** Start **
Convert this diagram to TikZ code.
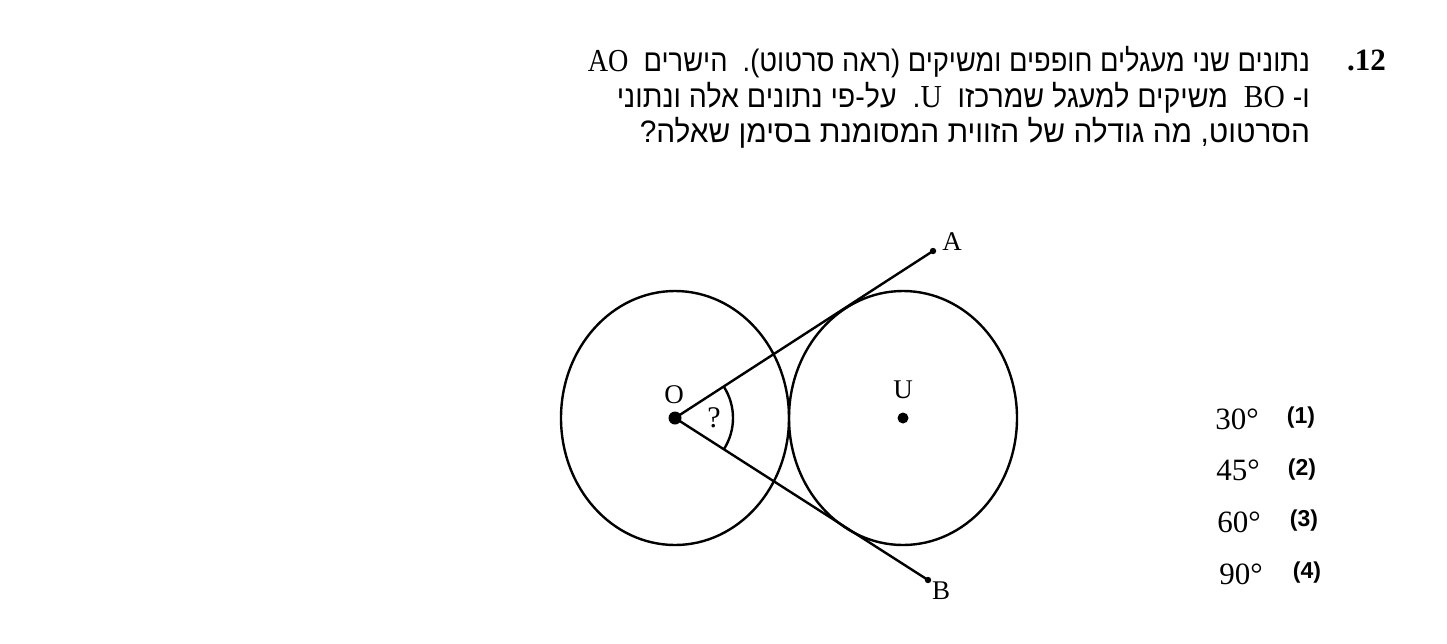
\documentclass[tikz,border=0pt]{standalone}
\usepackage{fontspec}
\usepackage{graphicx}
\setmainfont{Liberation Serif}
\newfontfamily\hebfont[Script=Hebrew]{Liberation Sans}
\newfontfamily\latfont{Liberation Serif}
\newfontfamily\numfont{Liberation Sans}
\TeXXeTstate=1
\newcommand{\heb}[1]{{\hebfont\beginR #1\endR}}
\newcommand{\lat}[1]{{\latfont\fontsize{32}{32}\selectfont\beginL #1\endL}}
\begin{document}
\begin{tikzpicture}[x=1pt,y=-1pt,
  geo/.style={line width=2.4pt},
  bigdot/.style={fill=black},
  ptlabel/.style={font=\latfont\fontsize{27}{27}\selectfont, inner sep=0pt},
  hebline/.style={anchor=base east, inner sep=0pt, font=\hebfont\fontsize{31}{31}\selectfont},
  ansdeg/.style={font=\latfont\fontsize{31}{31}\selectfont, inner sep=0pt},
  ansnum/.style={font=\numfont\bfseries\fontsize{23}{23}\selectfont, inner sep=0pt}]
\useasboundingbox (0,0) rectangle (1447,643);
\fill[white] (0,0) rectangle (1447,643);

% question text
\node[anchor=base east, inner sep=0pt, font=\latfont\bfseries\fontsize{31}{31}\selectfont] (qnum) at (1386,70) {.12};
\node[hebline] (l1) at (1310,71) {\resizebox{722pt}{\height}{\heb{נתונים שני מעגלים חופפים ומשיקים (ראה סרטוט).\ \ הישרים \ \lat{AO}}}};
\node[hebline] (l2) at (1310,107) {\resizebox{693pt}{\height}{\heb{ו-\ \lat{BO}\ \ משיקים למעגל שמרכזו \ \lat{U}.\ \ על-פי נתונים אלה ונתוני}}};
\node[hebline] (l3) at (1310,142) {\resizebox{670pt}{\height}{\heb{הסרטוט, מה גודלה של הזווית המסומנת בסימן שאלה?}}};

% geometry
\coordinate (O) at (675,418);
\coordinate (U) at (903,418);
\coordinate (A) at (933,251);
\coordinate (B) at (928,580);
\draw[geo] (O) ellipse [x radius=114, y radius=127];
\draw[geo] (U) ellipse [x radius=114, y radius=127];
\draw[geo] (O) -- (A);
\draw[geo] (O) -- (B);
\draw[geo] ([shift={(-32.7:58)}]O) arc[start angle=-32.7, end angle=32.7, radius=58];
\fill[bigdot] (O) circle[radius=6.5];
\fill[bigdot] (U) circle[radius=5.5];
\fill[bigdot] (A) circle[radius=3.2];
\fill[bigdot] (B) circle[radius=3.2];
\node[ptlabel] (lO) at (674,395) {O};
\node[ptlabel] (lU) at (903,390) {U};
\node[ptlabel] (lA) at (952,242) {A};
\node[ptlabel] (lB) at (941,591) {B};
\node[ptlabel, font=\latfont\fontsize{30}{30}\selectfont] (lq) at (714,418) {?};

% answers
\node[ansdeg] (a1) at (1237,419) {30°};
\node[ansnum] (n1) at (1301,418) {(1)};
\node[ansdeg] (a2) at (1238,470) {45°};
\node[ansnum] (n2) at (1302,470) {(2)};
\node[ansdeg] (a3) at (1239,522) {60°};
\node[ansnum] (n3) at (1304,521) {(3)};
\node[ansdeg] (a4) at (1241,574) {90°};
\node[ansnum] (n4) at (1307,573) {(4)};
\end{tikzpicture}
\end{document}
** End **
» EXERCISE GOAL:
Restate the whole of the material word for word without the pictures.

» THE ANSWER:
Convert this diagram to TikZ code.
\documentclass[tikz,border=0pt]{standalone}
\usepackage{fontspec}
\usepackage{graphicx}
\setmainfont{Liberation Serif}
\newfontfamily\hebfont[Script=Hebrew]{Liberation Sans}
\newfontfamily\latfont{Liberation Serif}
\newfontfamily\numfont{Liberation Sans}
\TeXXeTstate=1
\newcommand{\heb}[1]{{\hebfont\beginR #1\endR}}
\newcommand{\lat}[1]{{\latfont\fontsize{32}{32}\selectfont\beginL #1\endL}}
\begin{document}
\begin{tikzpicture}[x=1pt,y=-1pt,
  geo/.style={line width=2.4pt},
  bigdot/.style={fill=black},
  ptlabel/.style={font=\latfont\fontsize{27}{27}\selectfont, inner sep=0pt},
  hebline/.style={anchor=base east, inner sep=0pt, font=\hebfont\fontsize{31}{31}\selectfont},
  ansdeg/.style={font=\latfont\fontsize{31}{31}\selectfont, inner sep=0pt},
  ansnum/.style={font=\numfont\bfseries\fontsize{23}{23}\selectfont, inner sep=0pt}]
\useasboundingbox (0,0) rectangle (1447,643);
\fill[white] (0,0) rectangle (1447,643);

% question text
\node[anchor=base east, inner sep=0pt, font=\latfont\bfseries\fontsize{31}{31}\selectfont] (qnum) at (1386,70) {.12};
\node[hebline] (l1) at (1310,71) {\resizebox{722pt}{\height}{\heb{נתונים שני מעגלים חופפים ומשיקים (ראה סרטוט).\ \ הישרים \ \lat{AO}}}};
\node[hebline] (l2) at (1310,107) {\resizebox{693pt}{\height}{\heb{ו-\ \lat{BO}\ \ משיקים למעגל שמרכזו \ \lat{U}.\ \ על-פי נתונים אלה ונתוני}}};
\node[hebline] (l3) at (1310,142) {\resizebox{670pt}{\height}{\heb{הסרטוט, מה גודלה של הזווית המסומנת בסימן שאלה?}}};

% geometry
\coordinate (O) at (675,418);
\coordinate (U) at (903,418);
\coordinate (A) at (933,251);
\coordinate (B) at (928,580);
\draw[geo] (O) ellipse [x radius=114, y radius=127];
\draw[geo] (U) ellipse [x radius=114, y radius=127];
\draw[geo] (O) -- (A);
\draw[geo] (O) -- (B);
\draw[geo] ([shift={(-32.7:58)}]O) arc[start angle=-32.7, end angle=32.7, radius=58];
\fill[bigdot] (O) circle[radius=6.5];
\fill[bigdot] (U) circle[radius=5.5];
\fill[bigdot] (A) circle[radius=3.2];
\fill[bigdot] (B) circle[radius=3.2];
\node[ptlabel] (lO) at (674,395) {O};
\node[ptlabel] (lU) at (903,390) {U};
\node[ptlabel] (lA) at (952,242) {A};
\node[ptlabel] (lB) at (941,591) {B};
\node[ptlabel, font=\latfont\fontsize{30}{30}\selectfont] (lq) at (714,418) {?};

% answers
\node[ansdeg] (a1) at (1237,419) {30°};
\node[ansnum] (n1) at (1301,418) {(1)};
\node[ansdeg] (a2) at (1238,470) {45°};
\node[ansnum] (n2) at (1302,470) {(2)};
\node[ansdeg] (a3) at (1239,522) {60°};
\node[ansnum] (n3) at (1304,521) {(3)};
\node[ansdeg] (a4) at (1241,574) {90°};
\node[ansnum] (n4) at (1307,573) {(4)};
\end{tikzpicture}
\end{document}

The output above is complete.